Each entry here needs to be set down again exactly, please; pictures are left out.

--- Start EXERCISE INPUT ---

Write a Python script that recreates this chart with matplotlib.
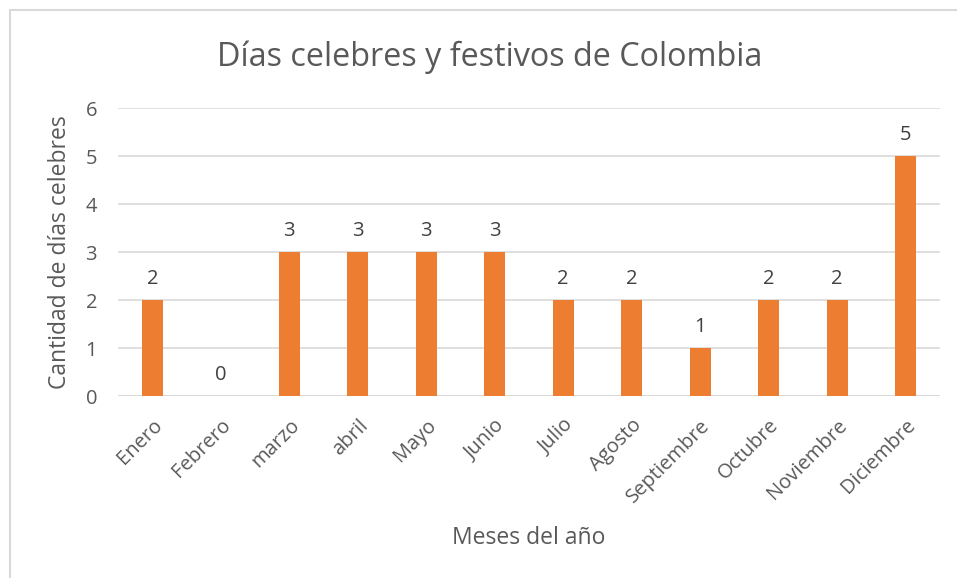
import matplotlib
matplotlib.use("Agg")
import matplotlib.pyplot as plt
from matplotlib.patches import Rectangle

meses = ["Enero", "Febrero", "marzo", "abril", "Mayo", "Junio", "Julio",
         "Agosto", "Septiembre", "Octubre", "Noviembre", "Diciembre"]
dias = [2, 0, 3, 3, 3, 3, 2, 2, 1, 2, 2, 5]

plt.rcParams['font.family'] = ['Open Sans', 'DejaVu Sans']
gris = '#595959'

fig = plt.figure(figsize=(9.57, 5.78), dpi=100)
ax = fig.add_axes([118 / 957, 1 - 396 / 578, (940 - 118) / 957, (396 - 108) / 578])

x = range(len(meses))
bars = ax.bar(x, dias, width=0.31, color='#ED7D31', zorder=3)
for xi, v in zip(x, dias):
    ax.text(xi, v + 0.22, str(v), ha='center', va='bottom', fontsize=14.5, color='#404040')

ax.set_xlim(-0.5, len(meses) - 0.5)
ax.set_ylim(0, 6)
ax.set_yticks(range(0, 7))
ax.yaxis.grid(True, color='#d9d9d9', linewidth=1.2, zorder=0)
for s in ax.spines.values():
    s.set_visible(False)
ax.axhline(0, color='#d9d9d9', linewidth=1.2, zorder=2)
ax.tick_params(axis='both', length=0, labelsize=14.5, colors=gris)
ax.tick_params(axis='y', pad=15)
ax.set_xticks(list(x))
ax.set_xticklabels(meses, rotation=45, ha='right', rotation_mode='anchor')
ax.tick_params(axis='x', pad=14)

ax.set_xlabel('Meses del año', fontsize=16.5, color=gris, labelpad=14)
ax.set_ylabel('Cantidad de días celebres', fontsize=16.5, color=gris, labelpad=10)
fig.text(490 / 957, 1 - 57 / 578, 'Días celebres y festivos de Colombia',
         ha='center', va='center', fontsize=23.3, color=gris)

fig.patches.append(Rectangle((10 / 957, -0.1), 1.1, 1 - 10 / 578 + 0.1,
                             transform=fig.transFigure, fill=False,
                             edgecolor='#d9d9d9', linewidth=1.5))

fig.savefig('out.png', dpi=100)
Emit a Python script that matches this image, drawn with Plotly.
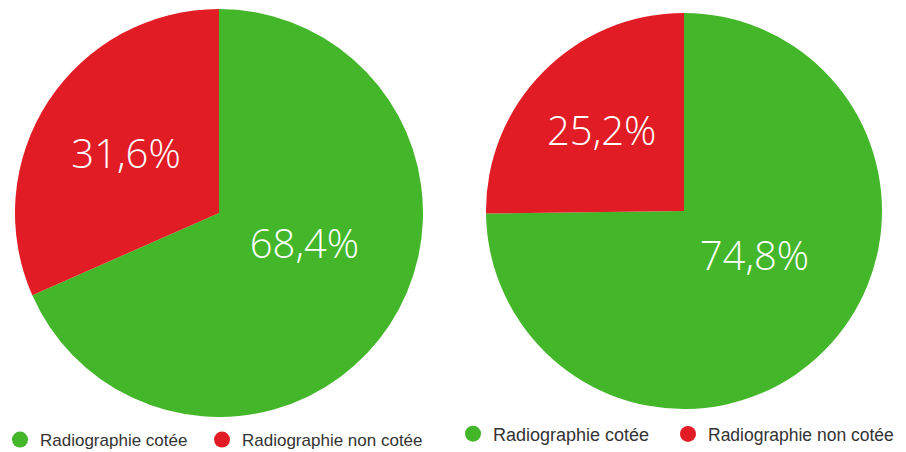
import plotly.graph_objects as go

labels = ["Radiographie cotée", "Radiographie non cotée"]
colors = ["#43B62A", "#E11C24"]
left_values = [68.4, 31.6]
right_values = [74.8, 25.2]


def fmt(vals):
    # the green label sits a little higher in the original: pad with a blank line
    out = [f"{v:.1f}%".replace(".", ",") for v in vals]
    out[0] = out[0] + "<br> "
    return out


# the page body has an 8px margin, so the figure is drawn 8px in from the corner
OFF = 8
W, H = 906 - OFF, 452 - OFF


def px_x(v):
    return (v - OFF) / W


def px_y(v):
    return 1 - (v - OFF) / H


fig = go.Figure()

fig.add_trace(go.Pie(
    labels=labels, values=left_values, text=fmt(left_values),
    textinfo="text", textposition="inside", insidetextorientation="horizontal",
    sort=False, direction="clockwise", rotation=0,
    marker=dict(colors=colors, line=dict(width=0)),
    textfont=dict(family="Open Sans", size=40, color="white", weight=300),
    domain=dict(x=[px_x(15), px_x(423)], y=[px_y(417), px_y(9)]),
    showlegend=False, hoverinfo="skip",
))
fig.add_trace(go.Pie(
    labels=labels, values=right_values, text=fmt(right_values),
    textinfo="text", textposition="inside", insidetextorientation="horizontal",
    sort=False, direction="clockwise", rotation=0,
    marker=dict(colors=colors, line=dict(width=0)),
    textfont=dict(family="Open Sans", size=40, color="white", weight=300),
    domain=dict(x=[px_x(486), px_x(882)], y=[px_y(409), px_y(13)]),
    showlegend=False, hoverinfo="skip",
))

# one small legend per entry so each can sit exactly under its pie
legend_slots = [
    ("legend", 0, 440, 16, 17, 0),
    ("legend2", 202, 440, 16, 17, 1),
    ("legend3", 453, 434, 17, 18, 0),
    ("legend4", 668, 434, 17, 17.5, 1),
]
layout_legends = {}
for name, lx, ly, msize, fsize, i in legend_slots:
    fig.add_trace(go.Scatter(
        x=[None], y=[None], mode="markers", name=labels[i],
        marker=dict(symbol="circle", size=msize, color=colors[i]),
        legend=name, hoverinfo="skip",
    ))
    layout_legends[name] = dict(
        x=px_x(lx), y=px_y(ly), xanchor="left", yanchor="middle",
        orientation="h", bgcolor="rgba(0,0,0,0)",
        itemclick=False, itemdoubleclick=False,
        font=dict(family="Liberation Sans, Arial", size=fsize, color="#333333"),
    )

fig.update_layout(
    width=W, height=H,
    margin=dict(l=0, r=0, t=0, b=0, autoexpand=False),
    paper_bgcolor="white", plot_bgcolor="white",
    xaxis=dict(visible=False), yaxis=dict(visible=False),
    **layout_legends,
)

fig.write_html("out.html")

--- End EXERCISE INPUT ---

▶ RESPONSE
Write a Python script that recreates this chart with matplotlib.
import matplotlib
matplotlib.use("Agg")
import matplotlib.pyplot as plt
from matplotlib.patches import Rectangle

meses = ["Enero", "Febrero", "marzo", "abril", "Mayo", "Junio", "Julio",
         "Agosto", "Septiembre", "Octubre", "Noviembre", "Diciembre"]
dias = [2, 0, 3, 3, 3, 3, 2, 2, 1, 2, 2, 5]

plt.rcParams['font.family'] = ['Open Sans', 'DejaVu Sans']
gris = '#595959'

fig = plt.figure(figsize=(9.57, 5.78), dpi=100)
ax = fig.add_axes([118 / 957, 1 - 396 / 578, (940 - 118) / 957, (396 - 108) / 578])

x = range(len(meses))
bars = ax.bar(x, dias, width=0.31, color='#ED7D31', zorder=3)
for xi, v in zip(x, dias):
    ax.text(xi, v + 0.22, str(v), ha='center', va='bottom', fontsize=14.5, color='#404040')

ax.set_xlim(-0.5, len(meses) - 0.5)
ax.set_ylim(0, 6)
ax.set_yticks(range(0, 7))
ax.yaxis.grid(True, color='#d9d9d9', linewidth=1.2, zorder=0)
for s in ax.spines.values():
    s.set_visible(False)
ax.axhline(0, color='#d9d9d9', linewidth=1.2, zorder=2)
ax.tick_params(axis='both', length=0, labelsize=14.5, colors=gris)
ax.tick_params(axis='y', pad=15)
ax.set_xticks(list(x))
ax.set_xticklabels(meses, rotation=45, ha='right', rotation_mode='anchor')
ax.tick_params(axis='x', pad=14)

ax.set_xlabel('Meses del año', fontsize=16.5, color=gris, labelpad=14)
ax.set_ylabel('Cantidad de días celebres', fontsize=16.5, color=gris, labelpad=10)
fig.text(490 / 957, 1 - 57 / 578, 'Días celebres y festivos de Colombia',
         ha='center', va='center', fontsize=23.3, color=gris)

fig.patches.append(Rectangle((10 / 957, -0.1), 1.1, 1 - 10 / 578 + 0.1,
                             transform=fig.transFigure, fill=False,
                             edgecolor='#d9d9d9', linewidth=1.5))

fig.savefig('out.png', dpi=100)
Emit a Python script that matches this image, drawn with Plotly.
import plotly.graph_objects as go

labels = ["Radiographie cotée", "Radiographie non cotée"]
colors = ["#43B62A", "#E11C24"]
left_values = [68.4, 31.6]
right_values = [74.8, 25.2]


def fmt(vals):
    # the green label sits a little higher in the original: pad with a blank line
    out = [f"{v:.1f}%".replace(".", ",") for v in vals]
    out[0] = out[0] + "<br> "
    return out


# the page body has an 8px margin, so the figure is drawn 8px in from the corner
OFF = 8
W, H = 906 - OFF, 452 - OFF


def px_x(v):
    return (v - OFF) / W


def px_y(v):
    return 1 - (v - OFF) / H


fig = go.Figure()

fig.add_trace(go.Pie(
    labels=labels, values=left_values, text=fmt(left_values),
    textinfo="text", textposition="inside", insidetextorientation="horizontal",
    sort=False, direction="clockwise", rotation=0,
    marker=dict(colors=colors, line=dict(width=0)),
    textfont=dict(family="Open Sans", size=40, color="white", weight=300),
    domain=dict(x=[px_x(15), px_x(423)], y=[px_y(417), px_y(9)]),
    showlegend=False, hoverinfo="skip",
))
fig.add_trace(go.Pie(
    labels=labels, values=right_values, text=fmt(right_values),
    textinfo="text", textposition="inside", insidetextorientation="horizontal",
    sort=False, direction="clockwise", rotation=0,
    marker=dict(colors=colors, line=dict(width=0)),
    textfont=dict(family="Open Sans", size=40, color="white", weight=300),
    domain=dict(x=[px_x(486), px_x(882)], y=[px_y(409), px_y(13)]),
    showlegend=False, hoverinfo="skip",
))

# one small legend per entry so each can sit exactly under its pie
legend_slots = [
    ("legend", 0, 440, 16, 17, 0),
    ("legend2", 202, 440, 16, 17, 1),
    ("legend3", 453, 434, 17, 18, 0),
    ("legend4", 668, 434, 17, 17.5, 1),
]
layout_legends = {}
for name, lx, ly, msize, fsize, i in legend_slots:
    fig.add_trace(go.Scatter(
        x=[None], y=[None], mode="markers", name=labels[i],
        marker=dict(symbol="circle", size=msize, color=colors[i]),
        legend=name, hoverinfo="skip",
    ))
    layout_legends[name] = dict(
        x=px_x(lx), y=px_y(ly), xanchor="left", yanchor="middle",
        orientation="h", bgcolor="rgba(0,0,0,0)",
        itemclick=False, itemdoubleclick=False,
        font=dict(family="Liberation Sans, Arial", size=fsize, color="#333333"),
    )

fig.update_layout(
    width=W, height=H,
    margin=dict(l=0, r=0, t=0, b=0, autoexpand=False),
    paper_bgcolor="white", plot_bgcolor="white",
    xaxis=dict(visible=False), yaxis=dict(visible=False),
    **layout_legends,
)

fig.write_html("out.html")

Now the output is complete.